For all its humour and meta self-referentials which entertained and brought the laughs, this Ryan Reynolds-fronted sequel lacked the spark of originality which made the first movie such a breath of fresh air in this superhero-saturated landscape. This was expected - and inevitable - with most sequels but this film really over-compensated its weak plot, lack of characterisation, and honestly, poor action sequences/CGI, with a constant barrage of sight gags and running jokes. It all got too thin and tiresome after the first act and glaringly too reliant on (or obsessed with?) Reynolds to the detrimental sidelining of proper storytelling (or movie spectacle). But, hey, at least they got Celine to help riff-off Bond.
The problem with non-Marvel produced Marvel franchises (especially Fox-produced ones) is that without Kevin Feige they do not understand, or know, what their fans (and fanboys and fangirls) want. Instead, they focused on the character without the respect to the complicated history and relationships to the MCU. Which made it a competent movie but one that felt detached from its genre despite its oft-mentioned to its history.
Reynolds effortlessly re-inhabited the role and remained, front and center, the star of this film. But it might be time to spread the attention and humour around. It gets tiresome to keep hearing the same-y kinda jokes from him. A pity TJ Miller is currently persona non grata and Morena Baccarin has minimal screen time.
Josh Brolin joined another Marvel franchise and he was a lot more emotionally effective as the CGI-ed Thanos than as live-action Cable here. Nonetheless, he was well-cast and sufficiently scary, imposing and gruff. A pity that the material handed him did not go beyond that and his backstory was just brushed through.
Fan favourite from the first film, Brianna Hildebrand aka Negasonic Teenage Warhead, was relegated to a glorified cameo (to keep her from stealing the limelight from Reynolds?).
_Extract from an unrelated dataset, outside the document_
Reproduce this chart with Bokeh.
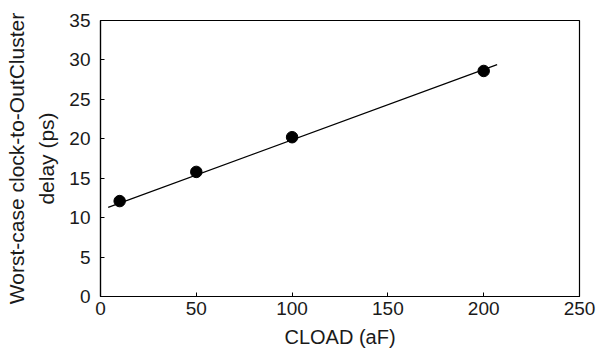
from bokeh.plotting import figure
from bokeh.models import Range1d, FixedTicker
from bokeh.embed import file_html
from bokeh.resources import INLINE

cload = [10, 50, 100, 200]
delay = [12.1, 15.8, 20.2, 28.6]
fit_x = [4, 207]
fit_y = [11.3, 29.4]
x_ticks = [0, 50, 100, 150, 200, 250]
y_ticks = [0, 5, 10, 15, 20, 25, 30, 35]

FONT = "Liberation Sans"

p = figure(width=599, height=353, output_backend="svg", toolbar_location=None,
           x_range=Range1d(0, 250), y_range=Range1d(0, 35),
           min_border_left=100, min_border_right=20, min_border_top=20, min_border_bottom=57)

p.line(fit_x, fit_y, line_color="black", line_width=1.2)
p.scatter(cload, delay, size=11.5, fill_color="black", line_color="black")

p.xgrid.visible = False
p.ygrid.visible = False
p.outline_line_color = "black"
p.outline_line_width = 1.2
p.outline_line_alpha = 1

p.xaxis.axis_label = "CLOAD (aF)"
p.yaxis.axis_label = "Worst-case clock-to-OutCluster\ndelay (ps)"
p.xaxis.ticker = FixedTicker(ticks=x_ticks)
p.yaxis.ticker = FixedTicker(ticks=y_ticks)

for ax in (p.xaxis[0], p.yaxis[0]):
    ax.axis_line_color = "black"
    ax.axis_line_width = 1.2
    ax.major_tick_in = 4
    ax.major_tick_out = 0
    ax.major_tick_line_color = "black"
    ax.minor_tick_line_color = None
    ax.major_label_text_font = FONT
    ax.major_label_text_font_size = "19px"
    ax.major_label_text_color = "#1a1a1a"
    ax.axis_label_text_font = FONT
    ax.axis_label_text_font_size = "20px"
    ax.axis_label_text_font_style = "normal"
    ax.axis_label_text_color = "#1a1a1a"

p.yaxis.axis_label_text_font_size = "21px"
p.xaxis.major_label_standoff = 5
p.yaxis.major_label_standoff = 10
p.xaxis.axis_label_standoff = 8
p.yaxis.axis_label_standoff = 8
p.yaxis.axis_label_text_line_height = 1.34

open("out.html", "w").write(file_html(p, INLINE))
But at least she was replaced by Zazie Beetz’s awesome Domino although it was a wasted opportunity to not use her better. She has so many apt moments to utter zingers but no, we’d better keep it all for Reynolds.
In the end, after 119 minutes, we only got one really cool action sequence (or actually just half), tons of quips and sniggers, but no big laughs, a ham-fisted morality and a flicker of character growth. And even then, by the post-credits scenes, it kind of gets mooted.
Speaking of which, other then the post-credits scenes, also watch out for the blink-and-you-might-missed-it cameos by the X-Men, Brad Pitt, Matt Damon, Alan Tudyk and a young David Heller aka Legion.